Rick Rubin once said, “The audience comes last” and in a time where songwriters are constantly told to build a fan-base, game the algorithm, and tailor their songs to what’s trending, this statement might sound radical.

But for anyone who’s ever stared at a blank page with a melody swirling in their head and self-doubt creeping in, Rubin’s words can be seen as liberating for creativity and a reminder of what really matters.

At All About Songwriting, we believe that the most powerful songs begin with you, not with audience expectations, not with what Spotify wants, and definitely not with chasing trends.

Great songwriting is about emotional honesty. The audience only truly connects when you do.

Start With You, Not Them

It’s tempting to try to write “what people want to hear.” But in doing that, you risk losing what made your idea special to begin with.

When you write for yourself, you’re following your own instincts, stories, emotions, and experiences.

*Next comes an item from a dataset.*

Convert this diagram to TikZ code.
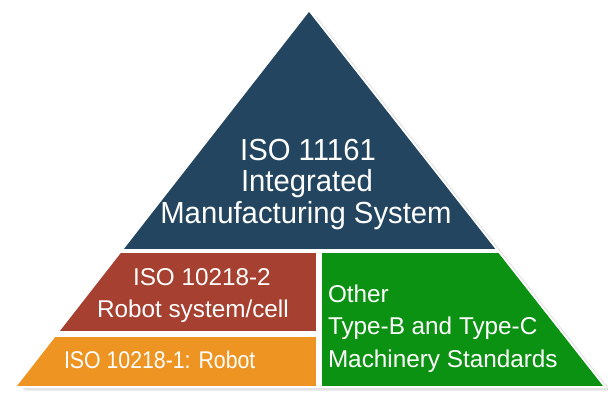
\documentclass[tikz,border=0pt]{standalone}
\usepackage{fontspec}
\setmainfont{Liberation Sans}
\newfontfamily\condfont[FakeStretch=0.88]{Liberation Sans}
\newfontfamily\slimfont[FakeStretch=0.96]{Liberation Sans}
\definecolor{navy}{RGB}{35,69,96}
\definecolor{brick}{RGB}{166,64,48}
\definecolor{amber}{RGB}{238,148,34}
\definecolor{leaf}{RGB}{12,146,18}
\begin{document}
\begin{tikzpicture}[x=1pt,y=-1pt,
  lbl/.style={text=white, inner sep=0pt, outer sep=0pt},
  bigtxt/.style={lbl, anchor=base, font=\slimfont\fontsize{30.5}{32}\selectfont},
  midtxt/.style={lbl, anchor=base west, font=\fontsize{24.3}{28}\selectfont},
  smalltxt/.style={lbl, anchor=base west, font=\condfont\fontsize{24.2}{28}\selectfont}]
\fill[white] (0,0) rectangle (608,392);
\useasboundingbox (0,0) rectangle (608,392);
\coordinate (A) at (309,12);
\coordinate (BL) at (17,386);
\coordinate (BR) at (603,386);
% soft shadow
\fill[black!7] ([shift={(8,5)}]A) -- ([shift={(8,5)}]BL) -- ([shift={(8,5)}]BR) -- cycle;
\fill[black!13] ([shift={(6,3.5)}]A) -- ([shift={(6,3.5)}]BL) -- ([shift={(6,3.5)}]BR) -- cycle;
\draw[white, line width=4, fill=white, line join=miter] (A) -- (BL) -- (BR) -- cycle;
% layers
\begin{scope}
  \clip (A) -- (BL) -- (BR) -- cycle;
  \fill[navy]  (0,0)   rectangle (608,249);
  \fill[brick] (0,253) rectangle (316,330.5);
  \fill[amber] (0,336.5) rectangle (316,386);
  \fill[leaf]  (322,253) rectangle (608,386);
\end{scope}
% texts
\node[bigtxt] (t1) at (308,160) {ISO 11161};
\node[bigtxt] (t2) at (307,191.7) {Integrated};
\node[bigtxt] (t3) at (306,223.3) {Manufacturing System};
\node[midtxt] (r1) at (133,285) {ISO 10218-2};
\node[midtxt] (r2) at (97,317) {Robot system/cell};
\node[smalltxt] (o1) at (64,368) {ISO 10218-1: Robot};
\node[midtxt] (g1) at (328,302) {Other};
\node[midtxt] (g2) at (328,334) {Type-B and Type-C};
\node[midtxt] (g3) at (328,367) {Machinery Standards};
\end{tikzpicture}
\end{document}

That doesn’t mean being self-indulgent, it means being real. The most relatable songs often come from deeply personal places.

Ask yourself: Does this feel true to me? before you ask Will people like this?

Authentic Songs Last Longer

Trendy chord progressions and buzzwords go out of style. But authenticity doesn’t.

The songs that last, the ones people play at weddings, funerals, road trips, breakups, and life-changing moments, are the ones where the songwriter didn’t hold back. They wrote something that felt real.

You don’t need to write a hit. You need to write the truth. And ironically, that’s often what leads to the biggest impact.

Your Voice Is Your Anchor

Genres shift. Platforms evolve. Audiences come and go. But you, your experiences, your voice, your emotional landscape, are the anchor in your creative process.

If you write from that place, you’ll always have something to say. And that something will always sound like you, not a copy of someone else.

Sharing Comes After Writing

This doesn’t mean the audience doesn’t matter. It means they come in after the song is written. The songwriting process is sacred. It’s where you go inward.

Once the song is done (and it’s something you truly believe in) that’s when it’s time to share it. To let the right audience find it.

Let the writing be pure. Let the sharing be strategic. But never flip those two.


As a songwriter, you owe it to yourself to create for you first. Because the song comes from you. And when it’s authentic, that’s what touches, moves, and inspires others.

Write what you need to write. Say what only you can say. The right people will feel it.

The audience comes last. And that’s exactly where they belong.